Now even on per host comparison basis, we don’t see memory overhead being greater than 1% of physical RAM per configured VM, and about 5% for CPU scheduler. The chart below plots load across the horizontal axis, response time on the left vertical axis and CPU utilization on the right vertical axis. The chart plots the virtualized case in brown, and the physical/native case in blue, note the straight linear lines are CPU measurements, while the curves are response time measurements.
As you can see, up to 80% the virtualized case is near equivalent to the physical/native case, and while beyond 80% we start to see slight divergence.
For more information, please refer to this white paper.

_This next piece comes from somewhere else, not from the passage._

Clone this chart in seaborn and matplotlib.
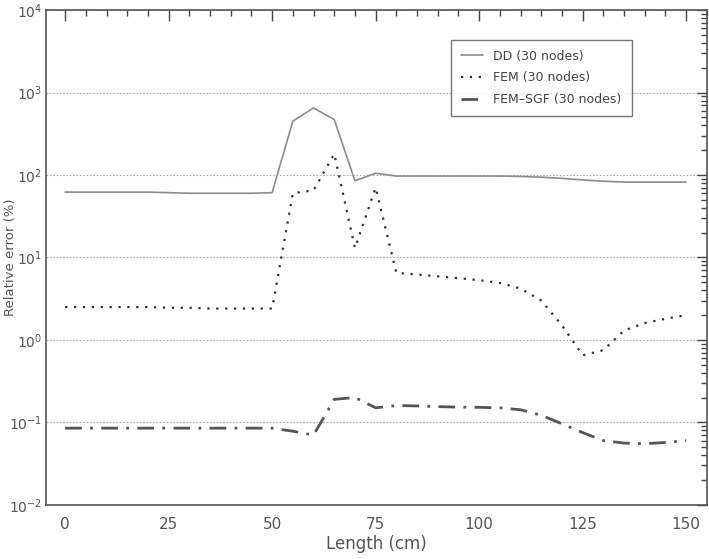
import numpy as np
import pandas as pd
import matplotlib
matplotlib.use("Agg")
import matplotlib.pyplot as plt
import seaborn as sns
from matplotlib.ticker import LogLocator, MultipleLocator, NullFormatter

length_cm = [0, 5, 10, 15, 20, 25, 30, 35, 40, 45, 50, 55, 60, 65, 70, 75, 80,
             85, 90, 95, 100, 105, 110, 115, 120, 125, 130, 135, 140, 145, 150]
dd = [62, 62, 62, 62, 62, 61, 60, 60, 60, 60, 61, 450, 650, 470, 85, 105, 97,
      97, 97, 97, 97, 97, 96, 94, 91, 87, 84, 82, 82, 82, 82]
fem = [2.5, 2.5, 2.5, 2.5, 2.5, 2.45, 2.45, 2.4, 2.4, 2.4, 2.4, 60, 65, 180, 13,
       70, 6.5, 6.2, 5.9, 5.6, 5.3, 4.9, 4.2, 3.0, 1.5, 0.65, 0.75, 1.3, 1.6, 1.8, 2.0]
fem_sgf = [0.085, 0.085, 0.085, 0.085, 0.085, 0.085, 0.085, 0.085, 0.085, 0.085,
           0.085, 0.078, 0.07, 0.19, 0.2, 0.15, 0.16, 0.158, 0.155, 0.153, 0.152,
           0.15, 0.142, 0.122, 0.096, 0.075, 0.06, 0.056, 0.055, 0.057, 0.06]
labels = ["DD (30 nodes)", "FEM (30 nodes)", "FEM\u2013SGF (30 nodes)"]

sns.set_theme(style="white")
plt.rcParams["font.family"] = ["DejaVu Sans"]

fig = plt.figure(figsize=(7.09, 5.59), dpi=100)
ax = fig.add_axes([0.065, 0.097, 0.932, 0.885])

df = pd.DataFrame({"x": length_cm, "DD": dd, "FEM": fem, "SGF": fem_sgf})
sns.lineplot(data=df, x="x", y="DD", ax=ax, color="#8c8c8c", lw=1.2,
             label=labels[0])
sns.lineplot(data=df, x="x", y="FEM", ax=ax, color="#303030", lw=1.6,
             linestyle=(0, (1, 3)), label=labels[1])
sns.lineplot(data=df, x="x", y="SGF", ax=ax, color="#555555", lw=2.0,
             linestyle=(0, (6, 3, 1, 3)), label=labels[2])

ax.set_yscale("log")
ax.set_ylim(1e-2, 1e4)
ax.set_xlim(-4.6, 155)
ax.xaxis.set_major_locator(MultipleLocator(25))
ax.xaxis.set_minor_locator(MultipleLocator(5))
ax.yaxis.set_major_locator(LogLocator(base=10, numticks=10))
ax.yaxis.set_minor_locator(LogLocator(base=10, subs=np.arange(2, 10), numticks=10))
ax.yaxis.set_minor_formatter(NullFormatter())
ax.xaxis.get_offset_text().set_visible(False)
ax.yaxis.get_offset_text().set_visible(False)

ax.tick_params(which="both", direction="in", top=True, right=True,
               colors="#444444", labelcolor="#555555", labelsize=11)
ax.tick_params(axis="x", pad=9)
ax.tick_params(axis="y", labelsize=10, pad=3)
ax.tick_params(which="major", length=8, width=1)
ax.tick_params(which="minor", length=4, width=1)
ax.tick_params(axis="y", which="major", length=7)
for s in ax.spines.values():
    s.set_color("#555555")
    s.set_linewidth(1.2)

ax.yaxis.grid(True, which="major", linestyle=(0, (1.5, 1.5)), color="#aaaaaa", lw=0.8)
ax.xaxis.grid(False)

ax.set_xlabel("Length (cm)", color="#555555", fontsize=12, labelpad=2)
ax.set_ylabel("Relative error (%)", color="#555555", fontsize=9.5)
ax.yaxis.set_label_coords(-0.044, 0.5)

leg = ax.legend(loc="upper right", bbox_to_anchor=(0.8955, 0.953), frameon=True,
                fancybox=False, fontsize=9, handlelength=1.8, borderpad=0.8,
                labelspacing=0.7, handletextpad=0.8)
leg.get_frame().set_edgecolor("#555555")
leg.get_frame().set_linewidth(1.0)
for t in leg.get_texts():
    t.set_color("#444444")

fig.savefig("out.png", dpi=100)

Reason 10: Cloud Readiness
When an entire platform is virtualized, it makes it relatively easy to move some workloads off to a cloud provider, especially in development environments where these workloads can be facilitated at minimal cost. For example, customers in Category 1 (with excessive sprawl JVM instances in a physical deployment) who try to move to the public cloud will see that they cost significantly more to run, because Category 1 workloads have an excessive number of JVM containers and often track to being CPU bound. At least if these systems are first virtualized, it gives them an opportunity to meter the usage more appropriately and then consolidate where needed, and then consider pushing the workloads to the public cloud. When the workload is virtualized, pushing it to a public cloud is a relatively straightforward matter of moving over files.
Conclusion
In closing, making a Java platform virtualization decision these days almost always centers around one of the ten reasons presented in here. While these reliability, cost efficiency, availability, and scalability reasons are quite exciting, what’s most impressive is that you can achieve all of the while still maintaining really good performance.